Bryan Stevenson, left, and Anthony Ray Hinton, right, on April 3, 2015, in Birmingham, Ala. After nearly 30 years on death row, Hinton was set free when prosecutors decided not to re-try him for the 1985 murders of two fast-food managers.
Bryan Stevenson, left, and Anthony Ray Hinton, right, on April 3, 2015, in Birmingham, Ala. After nearly 30 years on death row, Hinton was set free when prosecutors decided not to re-try him for the 1985 murders of two fast-food managers.
Image: Hal Yeager/AP

Stevenson argues that institutional racism in the US has its roots in the unconscionable brutality of slavery and the terrorism of the Jim Crow era, when thousands of innocent black men, women and children were lynched by white mobs. 

The lawyer and activist believes that understanding this history is key to addressing the problems of now. He’s not just dedicated his life to fighting for the condemned, poor and most vulnerable, but also to educating and engaging the wider public.

“I think if most people saw what I see on a daily basis when I go into jails or prisons, if they were in the room and trying to respond to children who have been put in adult facilities, I don’t think they would think differently than I do,” he told the Guardian.

He’s embarked on a campaign of radical exposure that includes documenting the more than 4,000 lynchings that occurred in the US between 1877 and 1950. These historical records are memorialized at the Legacy Museum: From Enslavement to Mass Incarceration, where visitors can get a full sense of the scale and scope of racial inequality in the US. 

Stevenson is as compelling on the page and in front of an audience as he is when arguing for clemency. 

In 2014, Stevenson wrote “Just Mercy,” a best-selling book that tells the story of EJI from its founding, fighting the nation's highest death sentencing and execution rates, through a successful campaign to challenge the practice of sentencing children to die in prison, to revolutionary projects designed to confront Americans with our history of racial injustice. A movie adaptation of the book recently came out, and HBO released the documentary “True Justice: Bryan Stevenson’s Fight for Equality” in 2019.

Stevenson’s TED Talk has become one of the most popular episodes of all time. In the presentation, he talks about how black men and people in poverty are overcriminalized.

“Our system isn't just being shaped in these ways that seem to be distorting around race, they're also distorted by poverty,” he said. “We have a system of justice in this country that treats you much better if you're rich and guilty than if you're poor and innocent. Wealth, not culpability, shapes outcomes. And yet, we seem to be very comfortable. The politics of fear and anger have made us believe that these are problems that are not our problems. We've been disconnected.”

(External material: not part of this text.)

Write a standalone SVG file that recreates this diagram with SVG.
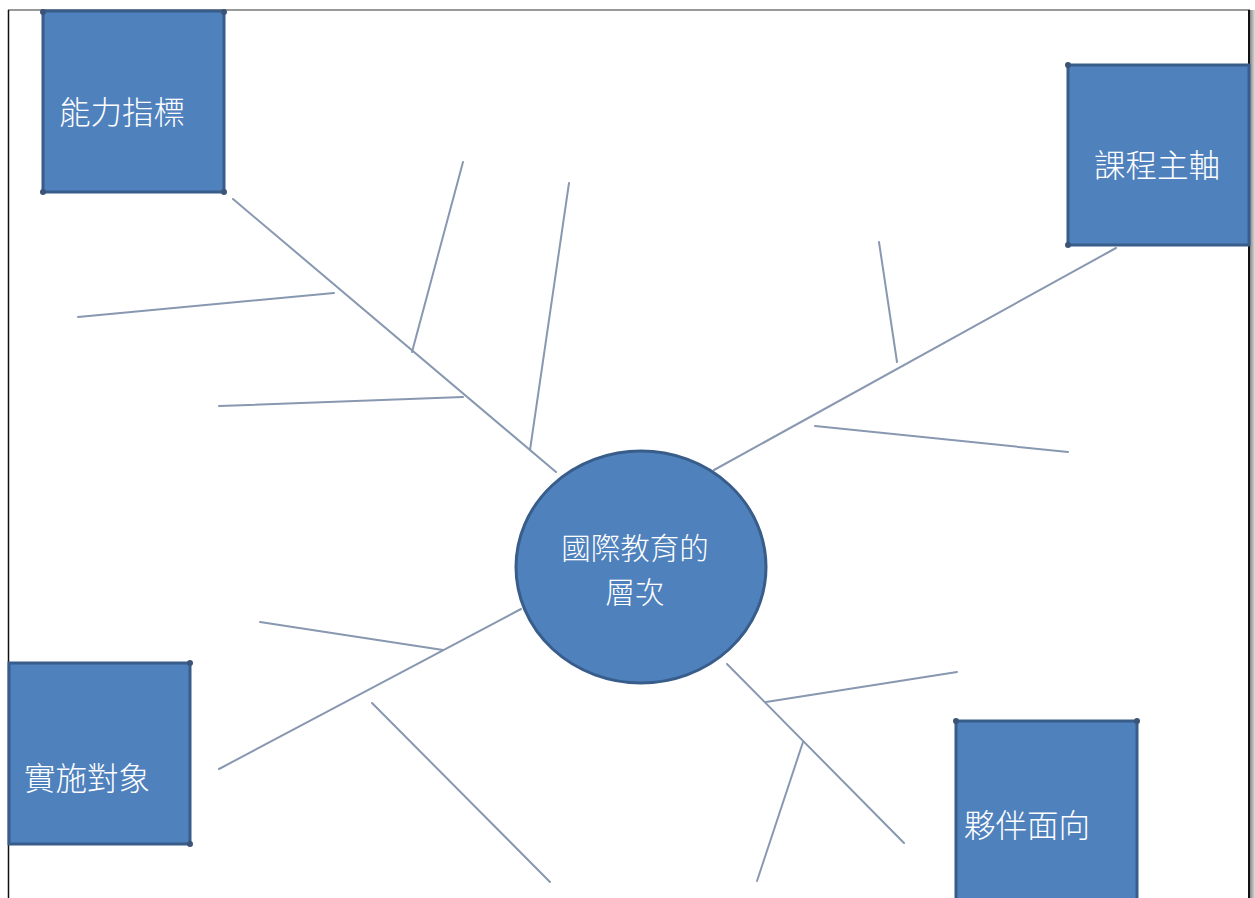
<svg xmlns="http://www.w3.org/2000/svg" width="1255" height="898" viewBox="0 0 1255 898">
<style>
.node{fill:#4f81bd;stroke:#385d8a;stroke-width:3}
.dot{fill:#3b5478}
.lbl{font-family:"Noto Sans CJK TC","Noto Sans CJK SC",sans-serif;font-size:31.5px;font-weight:300;fill:#ffffff}
.clbl{font-size:29.5px}
.conn line{stroke:#8898b0;stroke-width:2;stroke-linecap:round}
</style>
<defs>
<linearGradient id="shadow" x1="0" x2="1" y1="0" y2="0">
<stop offset="0" stop-color="#888"/><stop offset="1" stop-color="#ddd"/>
</linearGradient>
</defs>
<rect x="0" y="0" width="1255" height="898" fill="#ffffff"/>
<g id="frame">
<rect x="1250" y="10" width="5" height="888" fill="url(#shadow)"/>
<line x1="8" y1="10" x2="1250" y2="10" stroke="#777" stroke-width="1.5"/>
<line x1="8.5" y1="10" x2="8.5" y2="898" stroke="#111" stroke-width="1.5"/>
<line x1="1249" y1="10" x2="1249" y2="898" stroke="#111" stroke-width="2"/>
</g>
<g id="connectors" class="conn">
<line x1="233" y1="199" x2="556" y2="472"/>
<line x1="78" y1="317" x2="334" y2="293"/>
<line x1="219" y1="406" x2="463" y2="397"/>
<line x1="412" y1="352" x2="463" y2="162"/>
<line x1="530" y1="450" x2="569" y2="183"/>
<line x1="714" y1="470" x2="1116" y2="248"/>
<line x1="879" y1="242" x2="897" y2="362"/>
<line x1="815" y1="426" x2="1068" y2="452"/>
<line x1="521" y1="609" x2="219" y2="769"/>
<line x1="260" y1="622" x2="443" y2="650"/>
<line x1="372" y1="703" x2="550" y2="882"/>
<line x1="727" y1="664" x2="904" y2="843"/>
<line x1="766" y1="702" x2="957" y2="672"/>
<line x1="803" y1="742" x2="757" y2="881"/>
</g>
<g id="node-center">
<ellipse class="node" cx="641" cy="567" rx="125" ry="116"/>
<text class="lbl clbl" x="635" y="559" text-anchor="middle">國際教育的</text>
<text class="lbl clbl" x="635" y="603" text-anchor="middle">層次</text>
</g>
<g id="node-ability">
<rect class="node" x="43" y="11" width="181" height="181"/>
<circle class="dot" cx="43" cy="192" r="3"/><circle class="dot" cx="224" cy="192" r="3"/>
<circle class="dot" cx="43" cy="12" r="3"/><circle class="dot" cx="224" cy="12" r="3"/>
<text class="lbl" x="59" y="124">能力指標</text>
</g>
<g id="node-curriculum">
<rect class="node" x="1068" y="65" width="181" height="180"/>
<circle class="dot" cx="1068" cy="65" r="3"/><circle class="dot" cx="1068" cy="245" r="3"/>
<text class="lbl" x="1094" y="177">課程主軸</text>
</g>
<g id="node-target">
<rect class="node" x="9" y="663" width="181" height="181"/>
<circle class="dot" cx="190" cy="663" r="3"/><circle class="dot" cx="190" cy="844" r="3"/>
<text class="lbl" x="24" y="790">實施對象</text>
</g>
<g id="node-partner">
<rect class="node" x="956" y="721" width="181" height="190"/>
<circle class="dot" cx="956" cy="721" r="3"/><circle class="dot" cx="1137" cy="721" r="3"/>
<text class="lbl" x="964" y="837">夥伴面向</text>
</g>
</svg>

Stevenson believes that confronting the intersectional disparities in our society is key to overcoming them. He often points to countries that have forthrightly reckoned with ugly pasts like Germany after the rise of Nazism, Rwanda after the genocide in 1994, and South Africa after apartheid. 

“We have in this country this dynamic where we really don't like to talk about our problems,” he said in the Ted Talk. “We don't like to talk about our history. And because of that, we really haven't understood what it's meant to do the things we've done historically. We're constantly running into each other. We're constantly creating tensions and conflicts. We have a hard time talking about race, and I believe it's because we are unwilling to commit ourselves to a process of truth and reconciliation.”

By acknowledging the history of racism in the US, Stevenson believes that people will begin to better see how the present and the past are connected, and understand why structural reforms are needed.

But that’s not all. He also believes that we must step out of our comfort zones, put ourselves into the shoes of other people, and do the systematic work needed to achieve racial fairness and an end to poverty.

“In order to create change, we have to be willing to stand up when others are sitting, to speak up when others are silent, and to do the difficult, often uncomfortable work that others aren’t willing to do,” he said.

Fighting injustice is hard and tiresome — a reality Stevenson knows all too well. But he keeps going by staying hopeful.

“I am persuaded that hope is critical to our capacity to change the world, to increase justice,” he said at a Cisco-sponsored talk in 2019. “Because I think hopelessness is the enemy of justice.

“Injustice prevails where hopelessness persists,” he added. “You’re either hopeful or you’re the problem.”